◆ Aim of the task:
Set aside the pictures and output only the lines from the one containing "Recreate this image" up to and including the one containing "import * as".

-- begin Extracted material --

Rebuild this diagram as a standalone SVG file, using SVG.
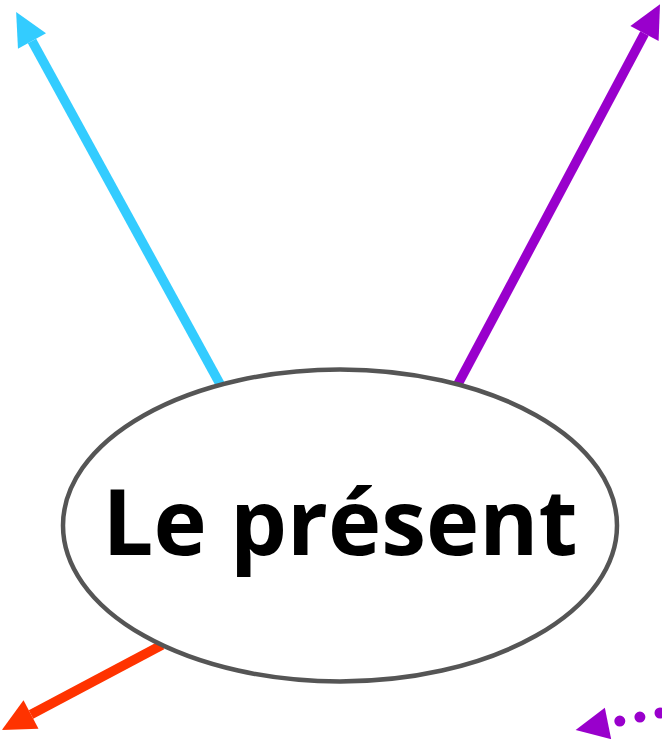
<svg xmlns="http://www.w3.org/2000/svg" width="662" height="739" viewBox="0 0 662 739">
<style>
.c{fill:none;stroke-width:9.5;stroke-linecap:butt}
.node{fill:#fff;stroke:#555;stroke-width:4.5}
.lbl{font-family:"Open Sans","Liberation Sans",Arial,sans-serif;font-weight:bold;font-size:92px;fill:#000}
</style>
<defs>
<marker id="hc" markerUnits="userSpaceOnUse" viewBox="0 -17 34 34" refX="0" refY="0" markerWidth="34" markerHeight="34" orient="auto" overflow="visible"><path d="M0,-16 L33,0 L0,16 z" fill="#33CCFF"/></marker>
<marker id="hp" markerUnits="userSpaceOnUse" viewBox="0 -17 34 34" refX="0" refY="0" markerWidth="34" markerHeight="34" orient="auto" overflow="visible"><path d="M0,-16 L33,0 L0,16 z" fill="#9900CC"/></marker>
<marker id="ho" markerUnits="userSpaceOnUse" viewBox="0 -17 34 34" refX="0" refY="0" markerWidth="34" markerHeight="34" orient="auto" overflow="visible"><path d="M0,-16 L33,0 L0,16 z" fill="#FF3300"/></marker>
</defs>
<g id="connectors">
<path class="c" stroke="#33CCFF" d="M220,384 L32,41" marker-end="url(#hc)"/>
<path class="c" stroke="#9900CC" d="M458,384 L644.5,33.5" marker-end="url(#hp)"/>
<path class="c" stroke="#FF3300" d="M162,645 L31,714.5" marker-end="url(#ho)"/>
<path fill="none" stroke="#9900CC" stroke-width="11" stroke-linecap="round" stroke-dasharray="0 20.5" d="M660,713 L608,723.5" marker-end="url(#hp)"/>
</g>
<g id="node-present">
<ellipse class="node" cx="340" cy="525.5" rx="277" ry="156"/>
<text class="lbl" x="340" y="555" text-anchor="middle" textLength="475" lengthAdjust="spacingAndGlyphs">Le présent</text>
</g>
</svg>
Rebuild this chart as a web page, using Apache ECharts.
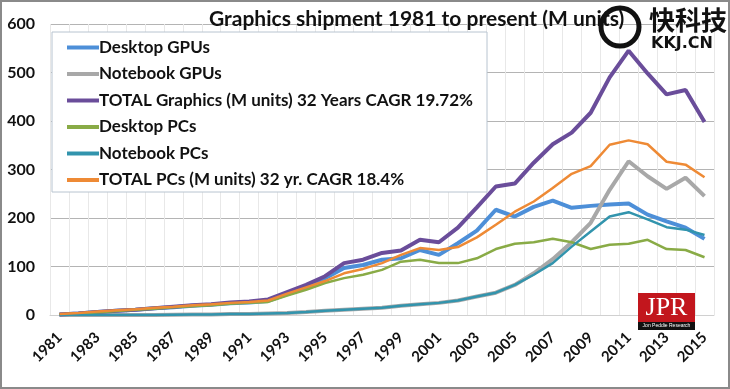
<!DOCTYPE html>
<html><head><meta charset="utf-8">
<script src="https://cdn.jsdelivr.net/npm/echarts@6/dist/echarts.min.js"></script>
<style>html,body{margin:0;padding:0;background:#fff}#c{width:730px;height:389px}</style>
</head><body><div id="c"></div>
<script>
const years = ['1981','1982','1983','1984','1985','1986','1987','1988','1989','1990','1991','1992','1993','1994','1995','1996','1997','1998','1999','2000','2001','2002','2003','2004','2005','2006','2007','2008','2009','2010','2011','2012','2013','2014','2015'];
const yTicks = [0,100,200,300,400,500,600];
const desktopGPUs = [1,3,6,9,11,14,16,19,21,24,26,29,43,56,76,97,103,114,117,134,124,148,174,217,203,223,236,221,225,228,230,207,193,180,157];
const notebookGPUs = [0,0,0,0,0,0,0.5,1,1,2,2,3,4,6,9,11,13,15,19,22,25,30,38,46,62,86,115,150,190,258,317,286,260,283,245];
const totalGraphics = [1,3,6,9,11,14,17,20,22,26,28,32,47,62,80,107,114,128,133,155,150,180,222,265,271,314,352,376,417,490,545,498,455,464,398];
const desktopPCs = [1,3,5,8,11,13,16,18,20,23,25,27,40,52,66,76,83,93,110,114,107,107,117,136,147,150,157,150,136,145,147,155,136,134,119];
const notebookPCs = [0,0,0,0,0,0,0.5,1,1,2,2,3,4,6,9,11,13,15,19,22,25,30,38,46,62,83,107,141,172,203,212,197,181,176,165];
const totalPCs = [2,4,7,10,12,15,17,20,22,25,27,30,44,57,70,86,95,107,124,138,134,140,160,186,213,234,262,291,307,351,360,352,316,310,284];
const names = ['Desktop GPUs','Notebook GPUs','TOTAL Graphics (M units) 32 Years CAGR 19.72%','Desktop PCs','Notebook PCs','TOTAL PCs (M units) 32 yr. CAGR 18.4%'];
const seriesData = [desktopGPUs, notebookGPUs, totalGraphics, desktopPCs, notebookPCs, totalPCs];
const colors = ['#4d8fd8','#a8a8a8','#6a4d9a','#89ab46','#3294ad','#ee8a35'];
const widths = [4,4,4,2.5,2.5,2.5];
const FONT = 'Lato';

const chart = echarts.init(document.getElementById('c'), null, {renderer:'canvas'});
chart.setOption({
  animation:false,
  color: colors,
  title:{text:'Graphics shipment 1981 to present (M units)', left:204, top:4,
    textStyle:{fontFamily:FONT, fontSize:21, fontWeight:'bold', color:'#111'}},
  grid:{left:50, right:16, top:24, bottom:74, containLabel:false},
  legend:{orient:'vertical', left:62, top:34, itemWidth:32, itemHeight:4, itemGap:9.5, icon:'rect',
    data:names, textStyle:{fontFamily:FONT, fontSize:17, fontWeight:'bold', color:'#111', padding:[0,0,0,-5]}, z:10},
  xAxis:{type:'category', data:years, boundaryGap:true,
    axisLine:{lineStyle:{color:'#d0d0d0'}}, axisTick:{show:false},
    axisLabel:{interval:1, rotate:45, fontFamily:FONT, fontSize:15, fontWeight:'bold', color:'#111', margin:20},
    splitLine:{show:true, interval:0, lineStyle:{color:'#e8e8e8', width:1}}},
  yAxis:{type:'value', min:yTicks[0], max:yTicks[yTicks.length-1], interval:100,
    axisLine:{show:false}, axisTick:{show:false},
    axisLabel:{fontFamily:FONT, fontSize:16, fontWeight:'bold', color:'#111', margin:15},
    splitLine:{lineStyle:{color:'#b4b4b4', width:1}}},
  series: seriesData.map((d,i)=>({name:names[i], type:'line', data:d, symbol:'none',
    lineStyle:{width:widths[i], color:colors[i]}, itemStyle:{color:colors[i]}, z:2+i})),
  graphic:[
    {type:'rect', shape:{x:52, y:32, width:435, height:160}, style:{fill:'#fff', stroke:'#b8c4d0', lineWidth:1}, z:5},
    {type:'rect', shape:{x:1, y:1, width:728, height:387}, style:{fill:'none', stroke:'#8a8a8a', lineWidth:2}, z:20, silent:true},
    {type:'circle', shape:{cx:620, cy:27, r:19}, style:{fill:'none', stroke:'#111', lineWidth:5}, z:20},
    {type:'text', style:{x:649, y:7, text:'快科技', font:'bold 26px "Noto Sans CJK SC"', fill:'#111'}, z:20},
    {type:'text', style:{x:651, y:36, text:'KKJ.CN', font:'bold 16px "DejaVu Sans"', fill:'#111'}, z:20},
    {type:'rect', shape:{x:638, y:293, width:57, height:30}, style:{fill:'#c2161d'}, z:20},
    {type:'rect', shape:{x:638, y:322, width:57, height:8}, style:{fill:'#111'}, z:20},
    {type:'text', style:{x:666.5, y:308, text:'JPR', font:'26px "Liberation Serif"', fill:'#fff', align:'center', verticalAlign:'middle'}, z:21},
    {type:'text', style:{x:666.5, y:326, text:'Jon Peddie Research', font:'5px "Liberation Sans"', fill:'#fff', align:'center', verticalAlign:'middle'}, z:21}
  ]
});
</script></body></html>
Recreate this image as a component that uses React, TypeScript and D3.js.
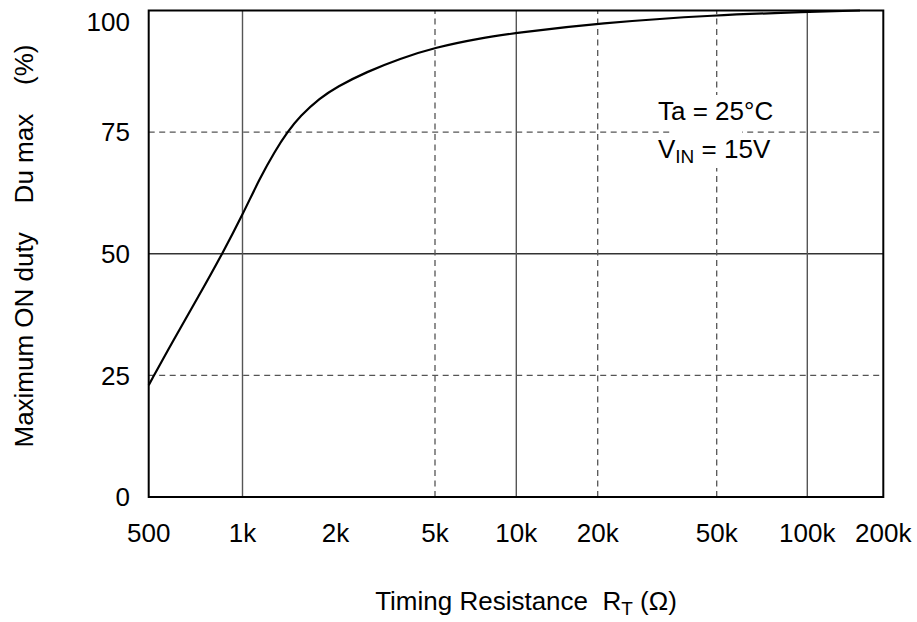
import React from "react";
import * as d3 from "d3";

// ---- data ----
const xTicks = [500, 1000, 2000, 5000, 10000, 20000, 50000, 100000, 200000];
const xTickLabels = ["500", "1k", "2k", "5k", "10k", "20k", "50k", "100k", "200k"];
const xGridSolid = [1000, 10000, 100000];
const xGridDashed = [5000, 20000, 50000];
const yTicks = [0, 25, 50, 75, 100];
const yGridSolid = [50];
const yGridDashed = [25, 75];

const rValues = [500, 598, 721, 868, 1000, 1139, 1274, 1393, 1535, 1782, 2022, 2666, 3621, 5000, 7338, 10000, 20000, 50000, 100000, 161700];
const dutyValues = [23.0, 32.1, 41.1, 50.4, 58.0, 65.6, 71.1, 74.9, 78.3, 82.0, 84.3, 87.4, 90.1, 92.4, 94.3, 95.4, 97.4, 99.1, 99.7, 100];

// ---- layout ----
const W = 917;
const H = 622;
const xBreaks = [148.7, 242.5, 335.5, 435, 516.3, 597.7, 716.7, 807.3, 883.3];
const plotTop = 10.5;
const plotBottom = 497;
const FONT = "'Liberation Sans', Arial, Helvetica, sans-serif";
const FS = 26;

export default function App() {
  const x = d3.scaleLog().domain(xTicks).range(xBreaks);
  const y = d3.scaleLinear().domain([0, 100]).range([plotBottom, plotTop]);

  const pts: [number, number][] = rValues.map((r, i) => [x(r), y(dutyValues[i])]);
  const line = d3.line().curve(d3.curveBasis)(pts) || "";

  const x0 = x(xTicks[0]);
  const x1 = x(xTicks[xTicks.length - 1]);
  const y0 = y(0);
  const y1 = y(100);

  const annX = 658;
  const annY1 = 120;
  const annY2 = 158;

  return (
    <>
      <style>{`body{margin:0}`}</style>
      <svg width={W} height={H} style={{ display: "block", background: "#fff" }} fontFamily={FONT}>
        {/* grid */}
        {yGridDashed.map((v) => (
          <line key={"yd" + v} x1={x0} x2={x1} y1={y(v)} y2={y(v)} stroke="#555" strokeWidth={1.3} strokeDasharray="6,4.5" />
        ))}
        {yGridSolid.map((v) => (
          <line key={"ys" + v} x1={x0} x2={x1} y1={y(v)} y2={y(v)} stroke="#333" strokeWidth={1.3} />
        ))}
        {xGridDashed.map((v) => (
          <line key={"xd" + v} x1={x(v)} x2={x(v)} y1={y0} y2={y1} stroke="#555" strokeWidth={1.3} strokeDasharray="6,4.5" />
        ))}
        {xGridSolid.map((v) => (
          <line key={"xs" + v} x1={x(v)} x2={x(v)} y1={y0} y2={y1} stroke="#555" strokeWidth={1.4} />
        ))}

        {/* annotation background */}
        <rect x={annX + 15} y={annY1 - 25} width={69} height={73} fill="#fff" />

        {/* curve */}
        <path d={line} fill="none" stroke="#000" strokeWidth={2.2} />

        {/* frame */}
        <rect x={x0} y={y1} width={x1 - x0} height={y0 - y1} fill="none" stroke="#000" strokeWidth={2} />

        {/* x tick labels */}
        {xTicks.map((v, i) => (
          <text key={"xl" + v} x={x(v)} y={542} textAnchor="middle" fontSize={FS} fill="#000">
            {xTickLabels[i]}
          </text>
        ))}
        {/* y tick labels */}
        {yTicks.map((v) => (
          <text key={"yl" + v} x={130} y={Math.max(y(v), y1 + 11.5)} dy="0.36em" textAnchor="end" fontSize={FS} fill="#000">
            {v}
          </text>
        ))}

        {/* annotation */}
        <text x={annX} y={annY1} fontSize={FS} fill="#000">Ta = 25°C</text>
        <text x={annX} y={annY2} fontSize={FS} fill="#000">
          V<tspan fontSize={19} dy={5}>IN</tspan>
          <tspan dy={-5}> = 15V</tspan>
        </text>

        {/* axis titles */}
        <text x={526} y={610} textAnchor="middle" fontSize={FS} fill="#000" style={{ whiteSpace: "pre" }}>
          {"Timing Resistance  R"}
          <tspan fontSize={19} dy={5}>T</tspan>
          <tspan dy={-5}>{" (Ω)"}</tspan>
        </text>
        <text
          transform={`translate(33, 246) rotate(-90)`}
          textAnchor="middle"
          fontSize={FS}
          fill="#000"
          style={{ whiteSpace: "pre" }}
        >
          {"Maximum ON duty    Du max    (%)"}
        </text>
      </svg>
    </>
  );
}
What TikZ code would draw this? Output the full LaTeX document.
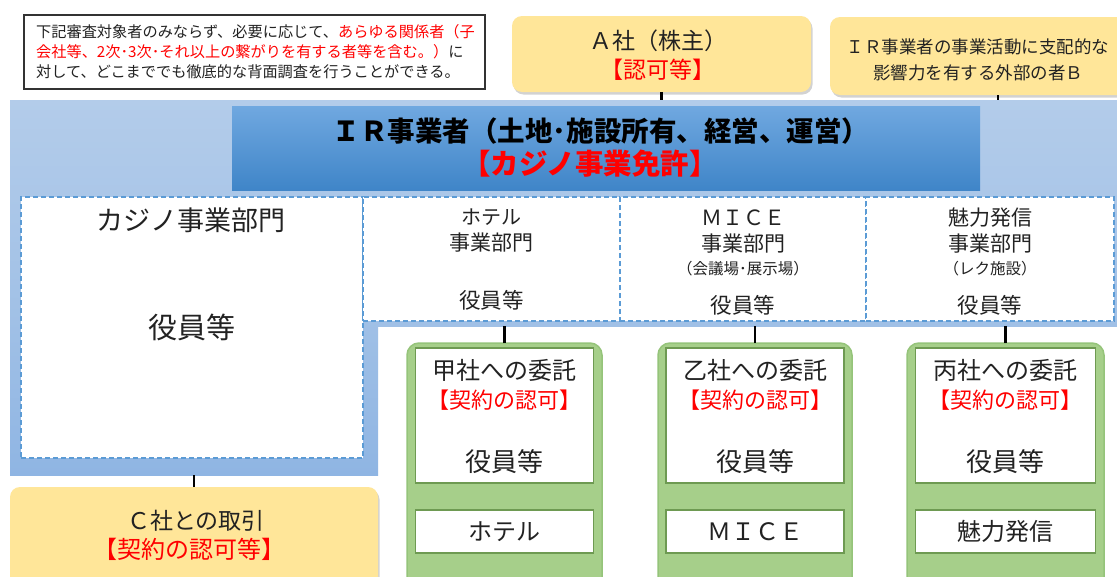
\documentclass[tikz,border=0pt]{standalone}
\usepackage{fontspec}
\setmainfont{Noto Sans CJK JP}
\usetikzlibrary{shadows}
\definecolor{yel}{HTML}{FFE699}
\definecolor{grn}{HTML}{A6CF8A}
\definecolor{grnb}{HTML}{95C47A}
\definecolor{grnd}{HTML}{6E9A52}
\definecolor{dashblue}{HTML}{5B9BD5}
\definecolor{bgtop}{HTML}{B3CCEA}
\definecolor{bgmid}{HTML}{A0C0E6}
\definecolor{bgbot}{HTML}{8FB5E3}
\definecolor{hdtop}{HTML}{70A8E0}
\definecolor{hdbot}{HTML}{3F85C8}
\definecolor{txtred}{HTML}{FF0000}
\definecolor{txtgray}{HTML}{222222}
\newcommand{\fs}[1]{\fontsize{#1}{#1}\selectfont}
\begin{document}
\begin{tikzpicture}[x=1pt,y=-1pt,
  box/.style={inner sep=0pt, outer sep=0pt},
  notebox/.style={box, draw=black!80, line width=1.5pt, fill=white},
  yelbox/.style={box, rounded corners=10pt, fill=yel, drop shadow={opacity=0.35, shadow xshift=1.5pt, shadow yshift=-2.5pt}},
  dashbox/.style={box, fill=white, draw=dashblue, line width=1.2pt, dash pattern=on 5pt off 3pt},
  greenbox/.style={box, rounded corners=12pt, fill=grn, draw=grnb, line width=1.5pt},
  innerbox/.style={box, fill=white, draw=grnd, line width=1.3pt},
  conn/.style={line width=2.6pt, black},
  txt/.style={inner sep=0pt, text=txtgray},
  red/.style={txt, text=txtred}
]
\useasboundingbox (0,0) rectangle (1117,576);
\clip (0,0) rectangle (1117,576);
\fill[white] (0,0) rectangle (1117,576);

% light blue background
\node[box, top color=bgtop, bottom color=bgmid, minimum width=1107pt, minimum height=226pt] (bgT) at (563.5,213) {};
\node[box, top color=bgmid, bottom color=bgbot, minimum width=368pt, minimum height=155pt] (bgL) at (194,397.5) {};
% header
\node[box, top color=hdtop, bottom color=hdbot, minimum width=748pt, minimum height=84pt] (hd) at (606,148) {};

% dashed boxes
\node[dashbox, minimum width=342pt, minimum height=261pt] (casino) at (192,327.5) {};
\node[dashbox, minimum width=257pt, minimum height=124pt] (hotel) at (491.5,259) {};
\node[dashbox, minimum width=246pt, minimum height=124pt] (mice) at (743,259) {};
\node[dashbox, minimum width=248pt, minimum height=124pt] (miryoku) at (990,259) {};

% notice box
\node[notebox, minimum width=461pt, minimum height=74pt] (note) at (254.5,52) {};

% yellow boxes
\node[yelbox, minimum width=299pt, minimum height=76pt] (A) at (661.5,54) {};
\node[yelbox, minimum width=336pt, minimum height=78pt] (B) at (998,56) {};
\node[yelbox, minimum width=368pt, minimum height=120pt] (C) at (194,547) {};

% green boxes
\node[greenbox, minimum width=195pt, minimum height=257pt] (G1) at (504.5,471.5) {};
\node[greenbox, minimum width=194pt, minimum height=257pt] (G2) at (755,471.5) {};
\node[greenbox, minimum width=197pt, minimum height=257pt] (G3) at (1005.5,471.5) {};
\node[innerbox, minimum width=178pt, minimum height=135pt] (G1a) at (504.5,415.5) {};
\node[innerbox, minimum width=178pt, minimum height=43pt] (G1b) at (504.5,531.5) {};
\node[innerbox, minimum width=178pt, minimum height=135pt] (G2a) at (755,415.5) {};
\node[innerbox, minimum width=178pt, minimum height=43pt] (G2b) at (755,531.5) {};
\node[innerbox, minimum width=180pt, minimum height=135pt] (G3a) at (1005.5,415.5) {};
\node[innerbox, minimum width=180pt, minimum height=43pt] (G3b) at (1005.5,531.5) {};

% connectors
\draw[conn] (A.south) -- (A.south |- bgT.north);
\draw[conn] (B.south) -- (B.south |- bgT.north);
\draw[conn] (G1.north) -- (G1.north |- bgT.south);
\draw[conn] (G2.north) -- (G2.north |- bgT.south);
\draw[conn] (G3.north) -- (G3.north |- bgT.south);
\draw[conn] (C.north) -- (C.north |- bgL.south);

% notice text
\node[txt, anchor=west, font=\fs{15.2}] (n1) at (36,32) {下記審査対象者のみならず、必要に応じて、\textcolor{txtred}{あらゆる関係者（子}};
\node[txt, anchor=west, font=\fs{15.2}] (n2) at (36,52) {\textcolor{txtred}{会社等、2次･3次･それ以上の繋がりを有する者等を含む。）}に};
\node[txt, anchor=west, font=\fs{15.2}] (n3) at (36,72) {対して、どこまででも徹底的な背面調査を行うことができる。};

% A, B texts
\node[txt, font=\fs{23}] (a1) at (658,41) {Ａ社（株主）};
\node[red, font=\fs{23}] (a2) at (658,70) {【認可等】};
\node[txt, font=\fs{17.5}] (b1) at (978,47) {ＩＲ事業者の事業活動に支配的な};
\node[txt, font=\fs{17.5}] (b2) at (978,73) {影響力を有する外部の者Ｂ};

% header texts
\node[txt, text=black, font=\bfseries\fs{27.5}] (h1) at (601,131) {ＩＲ事業者（土地･施設所有、経営、運営）};
\node[red, font=\bfseries\fs{28.5}] (h2) at (590,164) {【カジノ事業免許】};

% casino
\node[txt, font=\fs{27}] (c1) at (191,220) {カジノ事業部門};
\node[txt, font=\fs{29}] (c2) at (192,327) {役員等};

% hotel
\node[txt, font=\fs{20}] (ht1) at (491.5,217) {ホテル};
\node[txt, font=\fs{21}] (ht2) at (491.5,243) {事業部門};
\node[txt, font=\fs{21.5}] (ht3) at (491.5,300) {役員等};
% mice
\node[txt, font=\fs{21}] (m1) at (743,218) {ＭＩＣＥ};
\node[txt, font=\fs{21}] (m2) at (743,244) {事業部門};
\node[txt, font=\fs{15.5}] (m3) at (743,269) {（会議場･展示場）};
\node[txt, font=\fs{21.5}] (m4) at (743,305) {役員等};
% miryoku
\node[txt, font=\fs{21}] (r1) at (990,218) {魅力発信};
\node[txt, font=\fs{21}] (r2) at (990,244) {事業部門};
\node[txt, font=\fs{15.5}] (r3) at (990,269) {（レク施設）};
\node[txt, font=\fs{21.5}] (r4) at (990,305) {役員等};

% green texts
\node[txt, font=\fs{24}] (g11) at (504.5,370) {甲社への委託};
\node[red, font=\fs{22}] (g12) at (504.5,400) {【契約の認可】};
\node[txt, font=\fs{26}] (g13) at (504.5,462) {役員等};
\node[txt, font=\fs{24}] (g14) at (G1b) {ホテル};
\node[txt, font=\fs{24}] (g21) at (755,370) {乙社への委託};
\node[red, font=\fs{22}] (g22) at (755,400) {【契約の認可】};
\node[txt, font=\fs{26}] (g23) at (755,462) {役員等};
\node[txt, font=\fs{24}] (g24) at (G2b) {ＭＩＣＥ};
\node[txt, font=\fs{24}] (g31) at (1005.5,370) {丙社への委託};
\node[red, font=\fs{22}] (g32) at (1005.5,400) {【契約の認可】};
\node[txt, font=\fs{26}] (g33) at (1005.5,462) {役員等};
\node[txt, font=\fs{24}] (g34) at (G3b) {魅力発信};

% C texts
\node[txt, font=\fs{23}] (cc1) at (196,521) {Ｃ社との取引};
\node[red, font=\fs{24}] (cc2) at (189,549) {【契約の認可等】};
\end{tikzpicture}
\end{document}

-- end Extracted material --

◆ Reply:
Recreate this image as a component that uses React, TypeScript and D3.js.
import React from "react";
import * as d3 from "d3";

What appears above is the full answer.